Direction = Leaving out every picture, copy the lines of the data exactly, from the first through the line containing "25.9, 31.4, 33.2];".

Available data =

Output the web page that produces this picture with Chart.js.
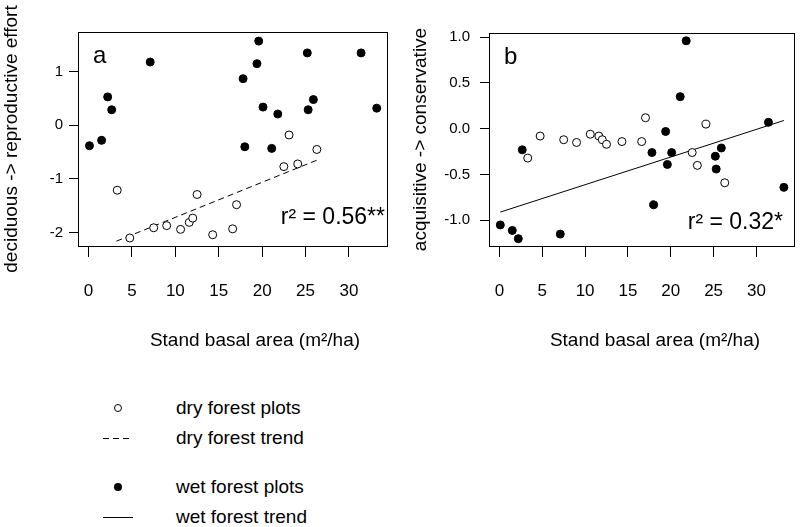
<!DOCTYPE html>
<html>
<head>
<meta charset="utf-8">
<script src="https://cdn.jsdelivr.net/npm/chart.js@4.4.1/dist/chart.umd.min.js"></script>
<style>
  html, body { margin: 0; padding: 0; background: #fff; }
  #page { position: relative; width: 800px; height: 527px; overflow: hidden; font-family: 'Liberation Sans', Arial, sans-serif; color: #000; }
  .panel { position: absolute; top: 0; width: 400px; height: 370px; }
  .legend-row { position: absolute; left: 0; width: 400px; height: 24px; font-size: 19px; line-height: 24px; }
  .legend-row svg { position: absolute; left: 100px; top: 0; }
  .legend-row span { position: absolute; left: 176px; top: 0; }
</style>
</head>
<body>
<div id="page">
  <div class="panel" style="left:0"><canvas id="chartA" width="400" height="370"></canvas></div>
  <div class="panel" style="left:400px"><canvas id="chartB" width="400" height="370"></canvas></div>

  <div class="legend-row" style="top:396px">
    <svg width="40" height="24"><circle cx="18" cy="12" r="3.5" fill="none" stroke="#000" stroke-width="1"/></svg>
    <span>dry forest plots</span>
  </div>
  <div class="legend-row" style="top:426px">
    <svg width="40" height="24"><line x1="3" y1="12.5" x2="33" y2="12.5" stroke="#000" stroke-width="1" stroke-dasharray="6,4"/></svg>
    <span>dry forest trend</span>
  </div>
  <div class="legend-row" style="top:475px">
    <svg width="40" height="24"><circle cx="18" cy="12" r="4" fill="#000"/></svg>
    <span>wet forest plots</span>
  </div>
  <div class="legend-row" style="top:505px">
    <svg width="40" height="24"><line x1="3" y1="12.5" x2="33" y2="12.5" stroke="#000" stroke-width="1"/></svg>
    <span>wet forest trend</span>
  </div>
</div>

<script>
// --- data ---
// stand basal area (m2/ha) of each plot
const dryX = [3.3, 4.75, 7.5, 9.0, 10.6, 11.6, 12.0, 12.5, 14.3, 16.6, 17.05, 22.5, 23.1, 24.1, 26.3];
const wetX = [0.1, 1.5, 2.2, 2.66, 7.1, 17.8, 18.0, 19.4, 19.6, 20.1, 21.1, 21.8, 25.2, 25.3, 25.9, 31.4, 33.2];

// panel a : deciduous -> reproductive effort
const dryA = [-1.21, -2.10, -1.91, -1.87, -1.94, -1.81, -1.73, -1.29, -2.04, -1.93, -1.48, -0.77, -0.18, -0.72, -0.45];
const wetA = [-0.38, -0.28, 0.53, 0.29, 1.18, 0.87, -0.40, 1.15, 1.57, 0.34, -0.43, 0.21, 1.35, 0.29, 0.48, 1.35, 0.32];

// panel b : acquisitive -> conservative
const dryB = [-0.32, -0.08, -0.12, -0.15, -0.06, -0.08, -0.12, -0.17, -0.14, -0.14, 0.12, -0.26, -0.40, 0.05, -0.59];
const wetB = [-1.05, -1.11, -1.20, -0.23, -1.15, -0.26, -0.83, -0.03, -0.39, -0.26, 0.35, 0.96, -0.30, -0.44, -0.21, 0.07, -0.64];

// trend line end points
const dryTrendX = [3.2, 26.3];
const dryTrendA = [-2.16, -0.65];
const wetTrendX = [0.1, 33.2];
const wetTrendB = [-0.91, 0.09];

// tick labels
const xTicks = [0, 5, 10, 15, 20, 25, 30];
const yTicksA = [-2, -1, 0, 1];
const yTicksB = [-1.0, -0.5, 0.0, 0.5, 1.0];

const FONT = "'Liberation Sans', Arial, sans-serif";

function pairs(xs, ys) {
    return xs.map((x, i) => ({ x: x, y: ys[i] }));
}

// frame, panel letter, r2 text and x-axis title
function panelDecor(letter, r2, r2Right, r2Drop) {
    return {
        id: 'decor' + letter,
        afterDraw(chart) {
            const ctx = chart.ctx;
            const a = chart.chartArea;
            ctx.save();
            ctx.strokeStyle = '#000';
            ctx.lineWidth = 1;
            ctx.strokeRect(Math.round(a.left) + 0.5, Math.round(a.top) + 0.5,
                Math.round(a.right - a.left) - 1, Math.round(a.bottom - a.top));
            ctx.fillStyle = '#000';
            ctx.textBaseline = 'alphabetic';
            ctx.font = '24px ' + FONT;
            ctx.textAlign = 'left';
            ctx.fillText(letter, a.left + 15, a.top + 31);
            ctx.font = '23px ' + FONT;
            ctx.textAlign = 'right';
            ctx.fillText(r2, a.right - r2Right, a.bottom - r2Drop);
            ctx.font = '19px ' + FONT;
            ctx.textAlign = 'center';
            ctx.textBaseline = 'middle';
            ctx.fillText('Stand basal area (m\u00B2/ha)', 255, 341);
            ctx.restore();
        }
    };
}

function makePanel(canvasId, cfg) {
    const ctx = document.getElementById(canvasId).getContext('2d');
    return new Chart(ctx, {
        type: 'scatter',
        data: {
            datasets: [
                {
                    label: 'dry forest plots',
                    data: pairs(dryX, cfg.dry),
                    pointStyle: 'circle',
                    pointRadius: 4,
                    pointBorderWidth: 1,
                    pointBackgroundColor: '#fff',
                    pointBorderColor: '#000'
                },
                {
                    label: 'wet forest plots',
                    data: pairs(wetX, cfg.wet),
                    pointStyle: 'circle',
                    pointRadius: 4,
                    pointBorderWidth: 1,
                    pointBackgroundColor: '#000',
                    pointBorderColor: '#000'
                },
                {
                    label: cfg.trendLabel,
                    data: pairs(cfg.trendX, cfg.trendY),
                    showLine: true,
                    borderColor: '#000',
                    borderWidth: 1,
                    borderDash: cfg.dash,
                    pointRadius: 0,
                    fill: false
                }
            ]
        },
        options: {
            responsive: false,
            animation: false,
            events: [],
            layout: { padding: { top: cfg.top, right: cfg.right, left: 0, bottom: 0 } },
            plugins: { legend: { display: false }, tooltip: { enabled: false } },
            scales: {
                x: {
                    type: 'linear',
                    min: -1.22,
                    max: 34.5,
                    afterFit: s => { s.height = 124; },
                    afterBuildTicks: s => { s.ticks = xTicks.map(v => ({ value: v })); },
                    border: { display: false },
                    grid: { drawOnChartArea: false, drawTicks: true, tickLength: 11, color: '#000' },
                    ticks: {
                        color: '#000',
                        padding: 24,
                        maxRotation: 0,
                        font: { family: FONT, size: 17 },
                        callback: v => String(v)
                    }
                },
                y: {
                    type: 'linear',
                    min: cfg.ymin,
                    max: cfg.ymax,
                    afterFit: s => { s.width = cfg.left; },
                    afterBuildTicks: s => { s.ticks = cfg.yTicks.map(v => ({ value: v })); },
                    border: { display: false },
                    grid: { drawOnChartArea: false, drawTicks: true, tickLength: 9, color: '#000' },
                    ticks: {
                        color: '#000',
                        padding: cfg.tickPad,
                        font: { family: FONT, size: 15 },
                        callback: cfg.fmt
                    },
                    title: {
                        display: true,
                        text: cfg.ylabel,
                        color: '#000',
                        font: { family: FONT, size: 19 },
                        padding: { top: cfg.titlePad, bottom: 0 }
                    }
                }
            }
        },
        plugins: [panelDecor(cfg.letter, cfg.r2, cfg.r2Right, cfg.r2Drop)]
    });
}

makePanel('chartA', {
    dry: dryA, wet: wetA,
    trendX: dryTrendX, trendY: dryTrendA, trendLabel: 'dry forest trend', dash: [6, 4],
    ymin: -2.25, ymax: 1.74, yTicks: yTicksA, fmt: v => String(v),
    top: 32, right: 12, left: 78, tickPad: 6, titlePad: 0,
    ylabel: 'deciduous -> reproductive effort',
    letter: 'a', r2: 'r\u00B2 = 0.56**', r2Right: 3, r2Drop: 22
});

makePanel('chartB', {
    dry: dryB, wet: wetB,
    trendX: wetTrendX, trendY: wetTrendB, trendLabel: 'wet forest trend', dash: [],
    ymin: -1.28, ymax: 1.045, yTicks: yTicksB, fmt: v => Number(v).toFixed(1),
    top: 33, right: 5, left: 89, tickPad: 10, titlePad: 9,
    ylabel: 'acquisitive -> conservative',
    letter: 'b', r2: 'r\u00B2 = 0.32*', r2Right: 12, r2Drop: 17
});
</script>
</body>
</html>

Exercise result =
Output the web page that produces this picture with Chart.js.
<!DOCTYPE html>
<html>
<head>
<meta charset="utf-8">
<script src="https://cdn.jsdelivr.net/npm/chart.js@4.4.1/dist/chart.umd.min.js"></script>
<style>
  html, body { margin: 0; padding: 0; background: #fff; }
  #page { position: relative; width: 800px; height: 527px; overflow: hidden; font-family: 'Liberation Sans', Arial, sans-serif; color: #000; }
  .panel { position: absolute; top: 0; width: 400px; height: 370px; }
  .legend-row { position: absolute; left: 0; width: 400px; height: 24px; font-size: 19px; line-height: 24px; }
  .legend-row svg { position: absolute; left: 100px; top: 0; }
  .legend-row span { position: absolute; left: 176px; top: 0; }
</style>
</head>
<body>
<div id="page">
  <div class="panel" style="left:0"><canvas id="chartA" width="400" height="370"></canvas></div>
  <div class="panel" style="left:400px"><canvas id="chartB" width="400" height="370"></canvas></div>

  <div class="legend-row" style="top:396px">
    <svg width="40" height="24"><circle cx="18" cy="12" r="3.5" fill="none" stroke="#000" stroke-width="1"/></svg>
    <span>dry forest plots</span>
  </div>
  <div class="legend-row" style="top:426px">
    <svg width="40" height="24"><line x1="3" y1="12.5" x2="33" y2="12.5" stroke="#000" stroke-width="1" stroke-dasharray="6,4"/></svg>
    <span>dry forest trend</span>
  </div>
  <div class="legend-row" style="top:475px">
    <svg width="40" height="24"><circle cx="18" cy="12" r="4" fill="#000"/></svg>
    <span>wet forest plots</span>
  </div>
  <div class="legend-row" style="top:505px">
    <svg width="40" height="24"><line x1="3" y1="12.5" x2="33" y2="12.5" stroke="#000" stroke-width="1"/></svg>
    <span>wet forest trend</span>
  </div>
</div>

<script>
// --- data ---
// stand basal area (m2/ha) of each plot
const dryX = [3.3, 4.75, 7.5, 9.0, 10.6, 11.6, 12.0, 12.5, 14.3, 16.6, 17.05, 22.5, 23.1, 24.1, 26.3];
const wetX = [0.1, 1.5, 2.2, 2.66, 7.1, 17.8, 18.0, 19.4, 19.6, 20.1, 21.1, 21.8, 25.2, 25.3, 25.9, 31.4, 33.2];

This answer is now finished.